**GOAL**
Report every line in the listing below where the string "React" shows up.

**SUPPLIED RECORDS**
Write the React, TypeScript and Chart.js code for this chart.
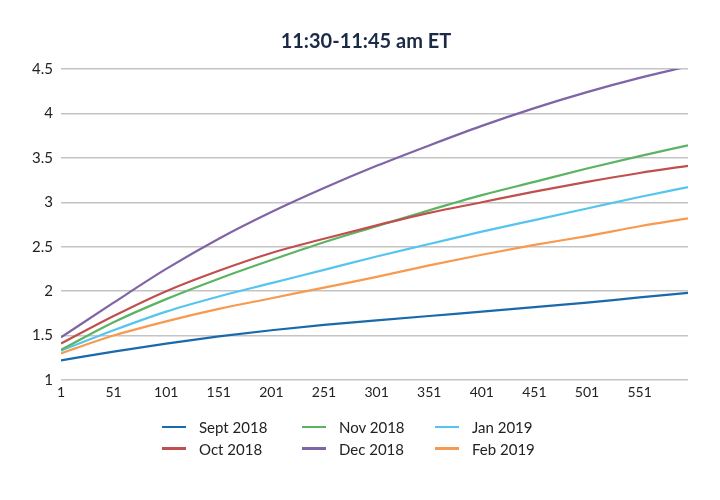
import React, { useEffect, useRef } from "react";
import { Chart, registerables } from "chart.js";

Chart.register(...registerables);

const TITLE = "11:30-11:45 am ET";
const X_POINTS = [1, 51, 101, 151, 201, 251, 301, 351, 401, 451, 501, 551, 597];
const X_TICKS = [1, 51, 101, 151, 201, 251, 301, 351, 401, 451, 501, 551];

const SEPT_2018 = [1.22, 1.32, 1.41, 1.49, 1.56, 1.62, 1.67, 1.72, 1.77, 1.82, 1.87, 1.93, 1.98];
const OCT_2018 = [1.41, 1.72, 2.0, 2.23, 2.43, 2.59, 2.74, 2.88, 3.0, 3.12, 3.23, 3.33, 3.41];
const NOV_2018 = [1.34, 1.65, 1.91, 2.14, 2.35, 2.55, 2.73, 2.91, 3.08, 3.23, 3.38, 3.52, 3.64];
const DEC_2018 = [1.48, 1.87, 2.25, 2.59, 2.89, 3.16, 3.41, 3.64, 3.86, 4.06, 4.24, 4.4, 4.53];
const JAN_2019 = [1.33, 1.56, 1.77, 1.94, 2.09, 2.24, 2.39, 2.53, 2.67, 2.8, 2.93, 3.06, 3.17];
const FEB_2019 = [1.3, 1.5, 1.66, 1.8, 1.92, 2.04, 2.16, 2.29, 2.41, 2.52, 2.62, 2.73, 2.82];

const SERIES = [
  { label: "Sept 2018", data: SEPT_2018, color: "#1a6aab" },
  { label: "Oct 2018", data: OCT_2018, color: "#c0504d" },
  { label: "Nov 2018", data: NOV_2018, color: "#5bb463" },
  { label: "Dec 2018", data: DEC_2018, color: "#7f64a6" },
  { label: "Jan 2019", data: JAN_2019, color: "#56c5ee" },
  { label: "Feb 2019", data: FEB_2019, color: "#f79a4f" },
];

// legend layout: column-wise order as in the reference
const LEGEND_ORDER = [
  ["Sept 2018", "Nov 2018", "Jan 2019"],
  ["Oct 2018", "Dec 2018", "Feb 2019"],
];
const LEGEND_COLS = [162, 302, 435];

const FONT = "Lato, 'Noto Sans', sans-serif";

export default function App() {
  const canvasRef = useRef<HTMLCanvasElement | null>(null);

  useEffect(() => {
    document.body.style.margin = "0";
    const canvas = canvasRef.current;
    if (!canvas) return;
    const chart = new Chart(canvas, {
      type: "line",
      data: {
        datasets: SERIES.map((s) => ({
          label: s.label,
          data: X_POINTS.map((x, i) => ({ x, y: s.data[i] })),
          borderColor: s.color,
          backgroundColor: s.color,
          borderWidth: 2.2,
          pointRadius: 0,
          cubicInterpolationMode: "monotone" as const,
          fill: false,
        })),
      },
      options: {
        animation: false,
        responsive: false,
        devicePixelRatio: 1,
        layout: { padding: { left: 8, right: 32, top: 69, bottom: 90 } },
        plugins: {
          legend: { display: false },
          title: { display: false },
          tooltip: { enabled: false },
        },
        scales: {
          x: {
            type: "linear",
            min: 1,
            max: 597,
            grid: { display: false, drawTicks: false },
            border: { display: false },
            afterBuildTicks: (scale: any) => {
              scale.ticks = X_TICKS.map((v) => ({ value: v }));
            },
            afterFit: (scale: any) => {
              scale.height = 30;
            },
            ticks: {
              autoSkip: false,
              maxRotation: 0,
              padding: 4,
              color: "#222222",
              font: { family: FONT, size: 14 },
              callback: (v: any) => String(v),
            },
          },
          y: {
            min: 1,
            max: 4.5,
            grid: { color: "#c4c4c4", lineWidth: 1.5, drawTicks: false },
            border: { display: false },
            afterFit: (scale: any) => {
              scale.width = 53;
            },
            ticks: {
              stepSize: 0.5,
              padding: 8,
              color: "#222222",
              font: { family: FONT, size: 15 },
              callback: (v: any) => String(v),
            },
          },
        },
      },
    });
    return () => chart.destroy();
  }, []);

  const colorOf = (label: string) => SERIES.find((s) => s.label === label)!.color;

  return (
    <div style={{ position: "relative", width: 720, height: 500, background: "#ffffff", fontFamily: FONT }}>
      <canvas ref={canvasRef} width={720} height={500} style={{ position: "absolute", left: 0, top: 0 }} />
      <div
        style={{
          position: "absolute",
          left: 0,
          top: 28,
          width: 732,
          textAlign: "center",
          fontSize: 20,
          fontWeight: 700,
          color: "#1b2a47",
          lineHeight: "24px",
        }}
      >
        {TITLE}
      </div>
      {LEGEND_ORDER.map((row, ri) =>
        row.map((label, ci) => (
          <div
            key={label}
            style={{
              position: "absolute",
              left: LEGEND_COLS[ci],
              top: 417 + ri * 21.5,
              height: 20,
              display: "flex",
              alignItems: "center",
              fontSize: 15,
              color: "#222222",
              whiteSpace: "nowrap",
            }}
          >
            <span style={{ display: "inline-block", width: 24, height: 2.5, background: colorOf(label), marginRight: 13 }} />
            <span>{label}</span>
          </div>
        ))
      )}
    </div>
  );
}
---
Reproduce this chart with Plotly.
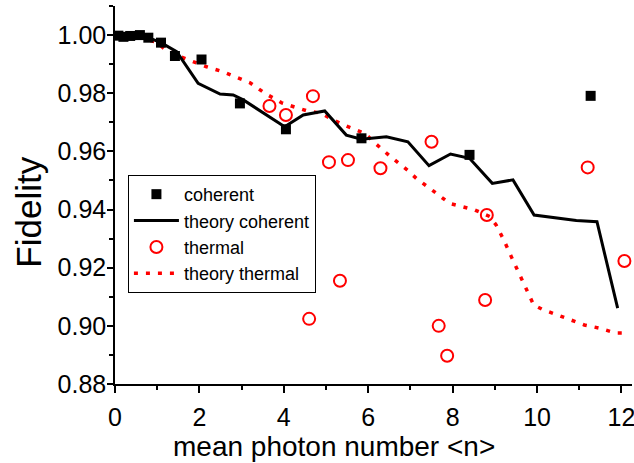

**RESULT FOR THIS EXERCISE**
Write the React, TypeScript and Chart.js code for this chart.
import React, { useEffect, useRef } from "react";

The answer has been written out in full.